** start SOURCE DATA **

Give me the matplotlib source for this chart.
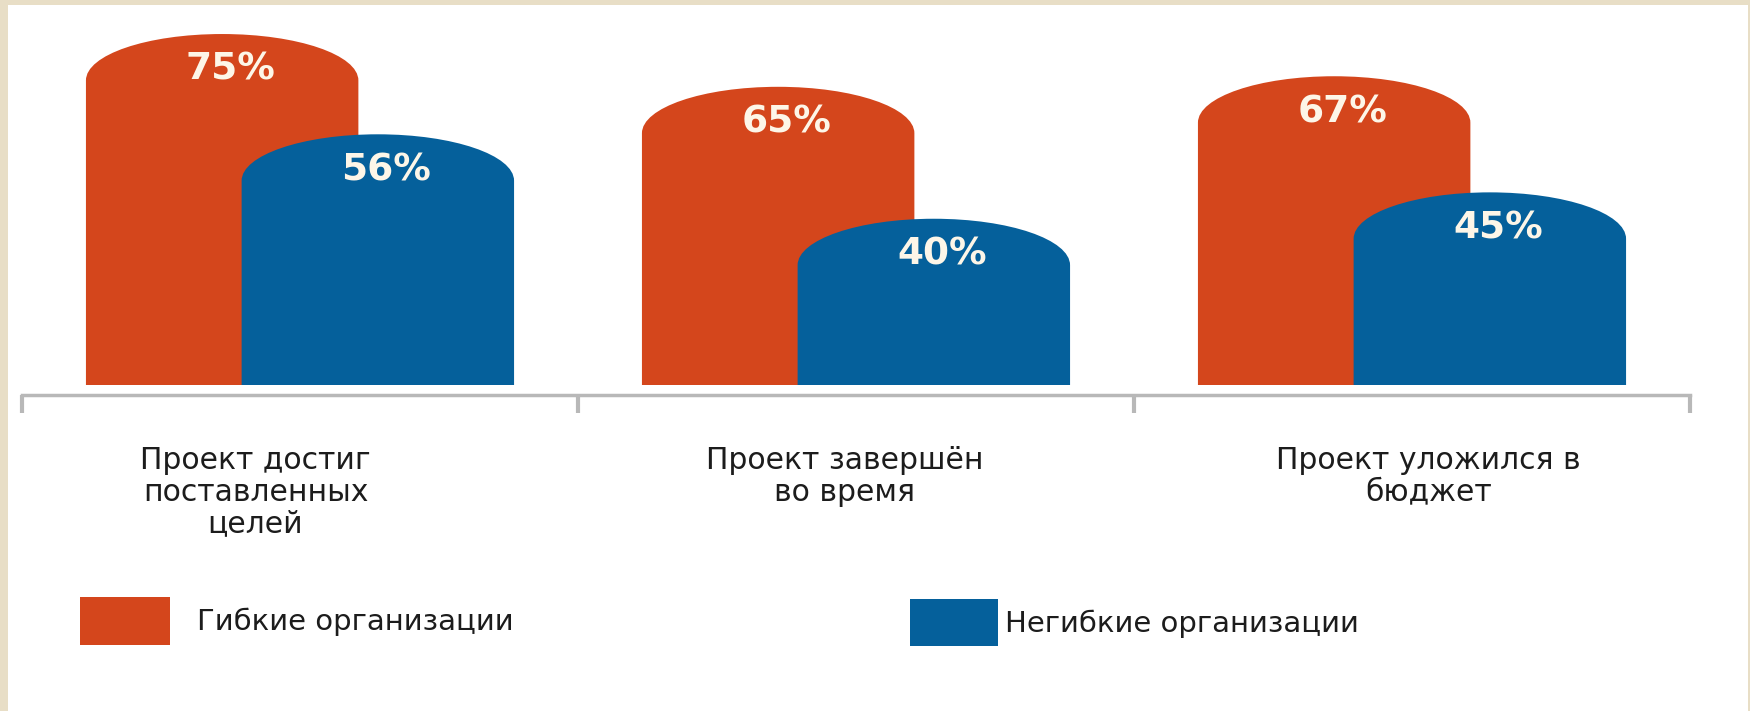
import matplotlib
matplotlib.use('Agg')
import matplotlib.pyplot as plt
from matplotlib.patches import Patch, PathPatch, Rectangle
from matplotlib.path import Path

# данные
categories = ['Проект достиг\nпоставленных\nцелей',
              'Проект завершён\nво время',
              'Проект уложился в\nбюджет']
flexible = [75, 65, 67]
rigid = [56, 40, 45]
series_names = ['Гибкие организации', 'Негибкие организации']

ORANGE = '#d4461c'
BLUE = '#05609b'
BEIGE = '#e8dec6'
GRAY = '#b8b8b8'
TXT = '#1c1c1c'

plt.rcParams['font.family'] = ['DejaVu Sans']

W, H = 1750, 711
fig = plt.figure(figsize=(W / 100, H / 100), dpi=100, facecolor=BEIGE)
fig.patches.append(Rectangle((8 / W, 0), (W - 10) / W, (H - 5) / H,
                             transform=fig.transFigure, facecolor='white',
                             edgecolor='none', zorder=-5))

ax = fig.add_axes([22 / W, (H - 385) / H, 1668 / W, (385 - 5) / H])
ax.set_facecolor('none')

x = list(range(len(categories)))
off, bw = 0.14, 0.49
arc = 8.8  # высота скругления в единицах данных


def rounded(rect, color, z):
    x0, w, h = rect.get_x(), rect.get_width(), rect.get_height()
    rect.set_visible(False)
    k = 0.5523
    r = arc
    verts = [(x0, 0), (x0, h - r),
             (x0, h - r + k * r), (x0 + w / 2 - k * w / 2, h), (x0 + w / 2, h),
             (x0 + w / 2 + k * w / 2, h), (x0 + w, h - r + k * r), (x0 + w, h - r),
             (x0 + w, 0), (x0, 0)]
    codes = [Path.MOVETO, Path.LINETO,
             Path.CURVE4, Path.CURVE4, Path.CURVE4,
             Path.CURVE4, Path.CURVE4, Path.CURVE4,
             Path.LINETO, Path.CLOSEPOLY]
    ax.add_patch(PathPatch(Path(verts, codes), facecolor=color,
                           edgecolor='none', zorder=z))


b1 = ax.bar([i - off for i in x], flexible, bw, color=ORANGE)
b2 = ax.bar([i + off for i in x], rigid, bw, color=BLUE)
for r in b1:
    rounded(r, ORANGE, 2)
for r in b2:
    rounded(r, BLUE, 3)

for i in x:
    ax.text(i - off + 0.015, flexible[i] - 6.8, f'{flexible[i]}%', ha='center',
            va='center', fontsize=27, fontweight='bold', color='#fdf6e8', zorder=5)
    ax.text(i + off + 0.015, rigid[i] - 6.8, f'{rigid[i]}%', ha='center',
            va='center', fontsize=27, fontweight='bold', color='#fdf6e8', zorder=5)

ax.set_xlim(-0.5, 2.5)
ax.set_ylim(8.5, 80.5)

for s in ['top', 'left', 'right']:
    ax.spines[s].set_visible(False)
ax.spines['bottom'].set_position(('outward', 7))
ax.spines['bottom'].set_color(GRAY)
ax.spines['bottom'].set_linewidth(2.5)
ax.set_yticks([])
ax.set_xticks([-0.5, 0.5, 1.5, 2.5])
ax.set_xticklabels([])
ax.tick_params(axis='x', length=13, width=3, color=GRAY, direction='out')

label_dx = [-0.08, -0.02, 0.03]
for i, lab in enumerate(categories):
    ax.text(i + label_dx[i], -0.16, lab, transform=ax.get_xaxis_transform(),
            ha='center', va='top', multialignment='center', fontsize=21.5,
            color=TXT, linespacing=1.12)

# легенда
fs = 21
leg1 = fig.legend(handles=[Patch(facecolor=ORANGE, label=series_names[0])],
                  loc='upper left', bbox_to_anchor=(80 / W, 1 - 597 / H),
                  frameon=False, borderpad=0, borderaxespad=0, fontsize=fs,
                  handlelength=3.1, handleheight=2.16, handletextpad=0.9,
                  labelcolor=TXT)
leg2 = fig.legend(handles=[Patch(facecolor=BLUE, label=series_names[1])],
                  loc='upper left', bbox_to_anchor=(910 / W, 1 - 599 / H),
                  frameon=False, borderpad=0, borderaxespad=0, fontsize=fs,
                  handlelength=3.0, handleheight=2.1, handletextpad=0.25,
                  labelcolor=TXT)

fig.savefig('out.png', dpi=100, facecolor=fig.get_facecolor())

** end SOURCE DATA **

__JOB__
Return each line exactly as written. Any picture gets left out.

__ANSWER FOR THIS EXERCISE__
Give me the matplotlib source for this chart.
import matplotlib
matplotlib.use('Agg')
import matplotlib.pyplot as plt
from matplotlib.patches import Patch, PathPatch, Rectangle
from matplotlib.path import Path

# данные
categories = ['Проект достиг\nпоставленных\nцелей',
              'Проект завершён\nво время',
              'Проект уложился в\nбюджет']
flexible = [75, 65, 67]
rigid = [56, 40, 45]
series_names = ['Гибкие организации', 'Негибкие организации']

ORANGE = '#d4461c'
BLUE = '#05609b'
BEIGE = '#e8dec6'
GRAY = '#b8b8b8'
TXT = '#1c1c1c'

plt.rcParams['font.family'] = ['DejaVu Sans']

W, H = 1750, 711
fig = plt.figure(figsize=(W / 100, H / 100), dpi=100, facecolor=BEIGE)
fig.patches.append(Rectangle((8 / W, 0), (W - 10) / W, (H - 5) / H,
                             transform=fig.transFigure, facecolor='white',
                             edgecolor='none', zorder=-5))

ax = fig.add_axes([22 / W, (H - 385) / H, 1668 / W, (385 - 5) / H])
ax.set_facecolor('none')

x = list(range(len(categories)))
off, bw = 0.14, 0.49
arc = 8.8  # высота скругления в единицах данных


def rounded(rect, color, z):
    x0, w, h = rect.get_x(), rect.get_width(), rect.get_height()
    rect.set_visible(False)
    k = 0.5523
    r = arc
    verts = [(x0, 0), (x0, h - r),
             (x0, h - r + k * r), (x0 + w / 2 - k * w / 2, h), (x0 + w / 2, h),
             (x0 + w / 2 + k * w / 2, h), (x0 + w, h - r + k * r), (x0 + w, h - r),
             (x0 + w, 0), (x0, 0)]
    codes = [Path.MOVETO, Path.LINETO,
             Path.CURVE4, Path.CURVE4, Path.CURVE4,
             Path.CURVE4, Path.CURVE4, Path.CURVE4,
             Path.LINETO, Path.CLOSEPOLY]
    ax.add_patch(PathPatch(Path(verts, codes), facecolor=color,
                           edgecolor='none', zorder=z))


b1 = ax.bar([i - off for i in x], flexible, bw, color=ORANGE)
b2 = ax.bar([i + off for i in x], rigid, bw, color=BLUE)
for r in b1:
    rounded(r, ORANGE, 2)
for r in b2:
    rounded(r, BLUE, 3)

for i in x:
    ax.text(i - off + 0.015, flexible[i] - 6.8, f'{flexible[i]}%', ha='center',
            va='center', fontsize=27, fontweight='bold', color='#fdf6e8', zorder=5)
    ax.text(i + off + 0.015, rigid[i] - 6.8, f'{rigid[i]}%', ha='center',
            va='center', fontsize=27, fontweight='bold', color='#fdf6e8', zorder=5)

ax.set_xlim(-0.5, 2.5)
ax.set_ylim(8.5, 80.5)

for s in ['top', 'left', 'right']:
    ax.spines[s].set_visible(False)
ax.spines['bottom'].set_position(('outward', 7))
ax.spines['bottom'].set_color(GRAY)
ax.spines['bottom'].set_linewidth(2.5)
ax.set_yticks([])
ax.set_xticks([-0.5, 0.5, 1.5, 2.5])
ax.set_xticklabels([])
ax.tick_params(axis='x', length=13, width=3, color=GRAY, direction='out')

label_dx = [-0.08, -0.02, 0.03]
for i, lab in enumerate(categories):
    ax.text(i + label_dx[i], -0.16, lab, transform=ax.get_xaxis_transform(),
            ha='center', va='top', multialignment='center', fontsize=21.5,
            color=TXT, linespacing=1.12)

# легенда
fs = 21
leg1 = fig.legend(handles=[Patch(facecolor=ORANGE, label=series_names[0])],
                  loc='upper left', bbox_to_anchor=(80 / W, 1 - 597 / H),
                  frameon=False, borderpad=0, borderaxespad=0, fontsize=fs,
                  handlelength=3.1, handleheight=2.16, handletextpad=0.9,
                  labelcolor=TXT)
leg2 = fig.legend(handles=[Patch(facecolor=BLUE, label=series_names[1])],
                  loc='upper left', bbox_to_anchor=(910 / W, 1 - 599 / H),
                  frameon=False, borderpad=0, borderaxespad=0, fontsize=fs,
                  handlelength=3.0, handleheight=2.1, handletextpad=0.25,
                  labelcolor=TXT)

fig.savefig('out.png', dpi=100, facecolor=fig.get_facecolor())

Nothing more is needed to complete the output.